Start Supplied material
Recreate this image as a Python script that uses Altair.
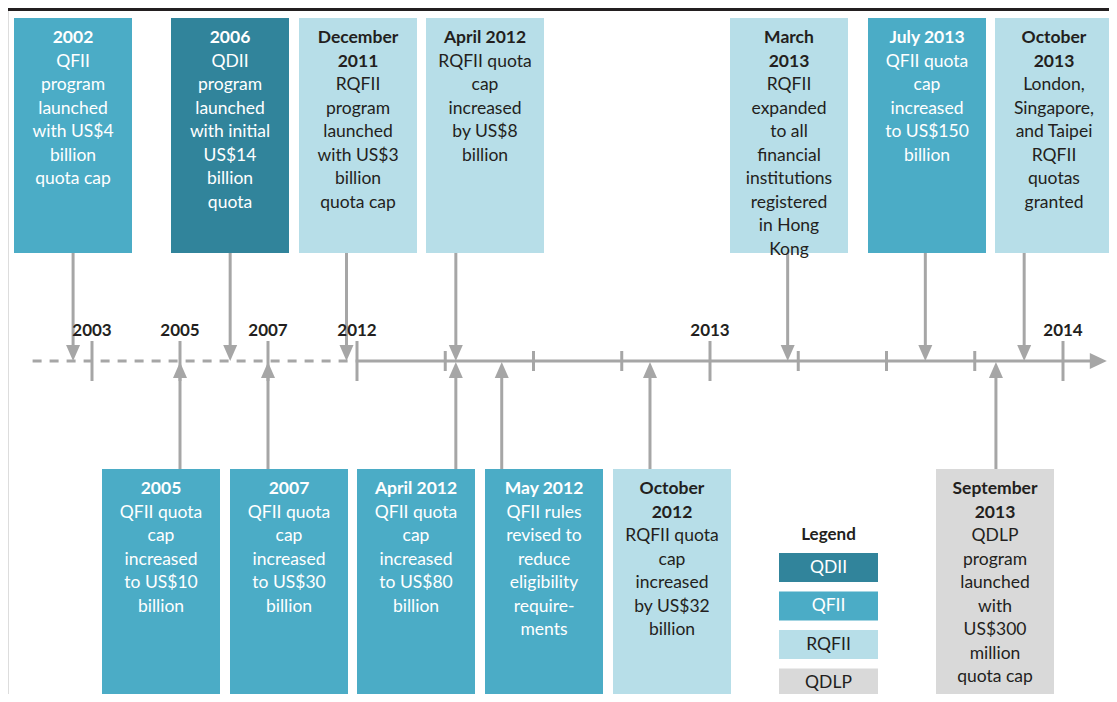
import altair as alt
import pandas as pd

# ---------------- data ----------------
titles = ["2002", "2006", "December\n2011", "April 2012", "March\n2013", "July 2013", "October\n2013",
          "2005", "2007", "April 2012", "May 2012", "October\n2012", "September\n2013"]
bodies = [
    "QFII\nprogram\nlaunched\nwith US$4\nbillion\nquota cap",
    "QDII\nprogram\nlaunched\nwith initial\nUS$14\nbillion\nquota",
    "RQFII\nprogram\nlaunched\nwith US$3\nbillion\nquota cap",
    "RQFII quota\ncap\nincreased\nby US$8\nbillion",
    "RQFII\nexpanded\nto all\nfinancial\ninstitutions\nregistered\nin Hong\nKong",
    "QFII quota\ncap\nincreased\nto US$150\nbillion",
    "London,\nSingapore,\nand Taipei\nRQFII\nquotas\ngranted",
    "QFII quota\ncap\nincreased\nto US$10\nbillion",
    "QFII quota\ncap\nincreased\nto US$30\nbillion",
    "QFII quota\ncap\nincreased\nto US$80\nbillion",
    "QFII rules\nrevised to\nreduce\neligibility\nrequire-\nments",
    "RQFII quota\ncap\nincreased\nby US$32\nbillion",
    "QDLP\nprogram\nlaunched\nwith\nUS$300\nmillion\nquota cap",
]
programs = ["QFII", "QDII", "RQFII", "RQFII", "RQFII", "QFII", "RQFII",
            "QFII", "QFII", "QFII", "QFII", "RQFII", "QDLP"]
sides = ["top"] * 7 + ["bottom"] * 6
# position of each event on the (broken) time axis, in decimal years
event_time = [2002.57, 2006.14, 2011.97, 2012.28, 2013.22, 2013.61, 2013.89,
              2005.0, 2007.0, 2012.28, 2012.41, 2012.83, 2013.81]

tick_time = [2003, 2005, 2007, 2012, 2012.25, 2012.5, 2012.75, 2013, 2013.25, 2013.5, 2013.75, 2014]
tick_label = ["2003", "2005", "2007", "2012", "", "", "", "2013", "", "", "", "2014"]

legend_items = ["QDII", "QFII", "RQFII", "QDLP"]
program_colors = ["#31849B", "#4BACC6", "#B7DEE8", "#D9D9D9"]
text_colors = {"QDII": "#FFFFFF", "QFII": "#FFFFFF", "RQFII": "#231F20", "QDLP": "#231F20"}

# ---------------- layout ----------------
box_left = [14, 171, 299, 426, 730, 868, 995, 102, 230, 357, 485, 613, 936]
BOX_W = 118
TOP_Y0, TOP_Y1 = 18, 253
BOT_Y0, BOT_Y1 = 469, 710
AXIS_Y = 361
LINE_H = 23.5
FONT = "Lato"

boxes, lines, stems = [], [], []
for t, b, p, s, left, et in zip(titles, bodies, programs, sides, box_left, event_time):
    y0, y1 = (TOP_Y0, TOP_Y1) if s == "top" else (BOT_Y0, BOT_Y1)
    boxes.append(dict(x=left, x2=left + BOX_W, y=y0, y2=y1, program=p))
    parts = [(l, True) for l in t.split("\n")] + [(l, False) for l in b.split("\n")]
    for j, (l, bold) in enumerate(parts):
        lines.append(dict(x=left + BOX_W / 2, y=y0 + 20 + j * LINE_H, text=l, bold=bold,
                          tcolor=text_colors[p]))
    if s == "top":
        stems.append(dict(t=et, y=y1, y2=AXIS_Y - 10, ah=AXIS_Y - 8, side=s))
    else:
        stems.append(dict(t=et, y=AXIS_Y + 10, y2=y0, ah=AXIS_Y + 9, side=s))

boxes = pd.DataFrame(boxes)
lines = pd.DataFrame(lines)
stems = pd.DataFrame(stems)
ticks = pd.DataFrame(dict(t=tick_time, label=tick_label))
ticks["major"] = ticks["label"] != ""
ticks["y"] = [AXIS_Y - 20 if m else AXIS_Y - 10 for m in ticks["major"]]
ticks["y2"] = [AXIS_Y + 20 if m else AXIS_Y + 10 for m in ticks["major"]]
ticks["ly"] = AXIS_Y - 30

axis_df = pd.DataFrame(dict(t0=[2001.65, 2012.0], t1=[2012.0, 2014.08], dashed=[True, False], y=[AXIS_Y, AXIS_Y]))
arrow_end = pd.DataFrame(dict(t=[2014.1], y=[AXIS_Y]))

leg = pd.DataFrame(dict(program=legend_items))
leg["y"] = [553 + i * 38.5 for i in range(len(legend_items))]
leg["y2"] = leg["y"] + 29
leg["ty"] = leg["y"] + 14.5
leg["x"] = 779
leg["x2"] = 878
leg["tx"] = 828.5
leg["tcolor"] = [text_colors[p] for p in legend_items]
leg_title = pd.DataFrame(dict(x=[828.5], y=[535], text=["Legend"]))

# ---------------- scales ----------------
W, H = 1101, 686
px_x = alt.Scale(domain=[8, 8 + W], nice=False, zero=False)
px_y = alt.Scale(domain=[8, 8 + H], reverse=True, nice=False, zero=False)
time_x = alt.Scale(domain=[2003, 2005, 2007, 2011.92, 2012, 2014],
                   range=[84, 172, 260, 321, 349, 1055], nice=False, zero=False)
col_scale = alt.Scale(domain=legend_items, range=program_colors)
GRAY = "#A6A6A6"

def X(f):
    return alt.X(f, type="quantitative", scale=px_x, axis=None)

def Y(f):
    return alt.Y(f, type="quantitative", scale=px_y, axis=None)

def T(f):
    return alt.X(f, type="quantitative", scale=time_x, axis=None)

topline = alt.Chart(pd.DataFrame(dict(a=[0]))).mark_rule(color="#231F20", strokeWidth=3).encode(
    x=alt.value(0), x2=alt.value(W), y=alt.value(1.5))

box_layer = alt.Chart(boxes).mark_rect().encode(
    x=X("x"), x2="x2", y=Y("y"), y2="y2",
    color=alt.Color("program:N", scale=col_scale, legend=None))

txt_bold = alt.Chart(lines).transform_filter("datum.bold").mark_text(
    font=FONT, fontSize=17.5, fontWeight="bold", baseline="middle", align="center").encode(
    x=X("x"), y=Y("y"), text="text:N", color=alt.Color("tcolor:N", scale=None))
txt_norm = alt.Chart(lines).transform_filter("!datum.bold").mark_text(
    font=FONT, fontSize=17.5, baseline="middle", align="center").encode(
    x=X("x"), y=Y("y"), text="text:N", color=alt.Color("tcolor:N", scale=None))

axis_dash = alt.Chart(axis_df).transform_filter("datum.dashed").mark_rule(
    color=GRAY, strokeWidth=3, strokeDash=[9, 8]).encode(x=T("t0"), x2="t1", y=Y("y"))
axis_solid = alt.Chart(axis_df).transform_filter("!datum.dashed").mark_rule(
    color=GRAY, strokeWidth=3).encode(x=T("t0"), x2="t1", y=Y("y"))
axis_head = alt.Chart(arrow_end).mark_point(
    shape="M-1,-0.95L1,0L-1,0.95Z", size=289, filled=True, color=GRAY, opacity=1, strokeWidth=0).encode(
    x=T("t"), y=Y("y"))

tick_layer = alt.Chart(ticks).mark_rule(color=GRAY, strokeWidth=3).encode(
    x=T("t"), y=Y("y"), y2="y2")
tick_text = alt.Chart(ticks).mark_text(
    font=FONT, fontSize=17, fontWeight="bold", color="#231F20", baseline="middle", align="center").encode(
    x=T("t"), y=Y("ly"), text="label:N")

stem_layer = alt.Chart(stems).mark_rule(color=GRAY, strokeWidth=3).encode(
    x=T("t"), y=Y("y"), y2="y2")
head_down = alt.Chart(stems).transform_filter("datum.side == 'top'").mark_point(
    shape="M-0.875,-1L0.875,-1L0,1Z", size=256, filled=True, color=GRAY, opacity=1, strokeWidth=0).encode(
    x=T("t"), y=Y("ah"))
head_up = alt.Chart(stems).transform_filter("datum.side == 'bottom'").mark_point(
    shape="M-0.875,1L0.875,1L0,-1Z", size=256, filled=True, color=GRAY, opacity=1, strokeWidth=0).encode(
    x=T("t"), y=Y("ah"))

leg_boxes = alt.Chart(leg).mark_rect().encode(
    x=X("x"), x2="x2", y=Y("y"), y2="y2",
    color=alt.Color("program:N", scale=col_scale, legend=None))
leg_text = alt.Chart(leg).mark_text(font=FONT, fontSize=17.5, baseline="middle", align="center").encode(
    x=X("tx"), y=Y("ty"), text="program:N", color=alt.Color("tcolor:N", scale=None))
leg_title_l = alt.Chart(leg_title).mark_text(
    font=FONT, fontSize=17, fontWeight="bold", color="#231F20", baseline="middle", align="center").encode(
    x=X("x"), y=Y("y"), text="text:N")

chart = alt.layer(
    topline, box_layer, stem_layer, axis_dash, axis_solid, axis_head, tick_layer, tick_text,
    head_down, head_up, txt_bold, txt_norm, leg_boxes, leg_text, leg_title_l
).resolve_scale(x="independent", color="independent").properties(
    width=W, height=H, autosize=alt.AutoSizeParams(type="none"), padding=0
).configure_view(stroke=None).configure(background="white")

chart.save("out.html", embed_options={"renderer": "svg", "actions": False})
End Supplied material
## What is required
Up to and including the line containing "import pandas as pd", repeat every line from the start of the data, but none of the pictures.

## Expected output
Recreate this image as a Python script that uses Altair.
import altair as alt
import pandas as pd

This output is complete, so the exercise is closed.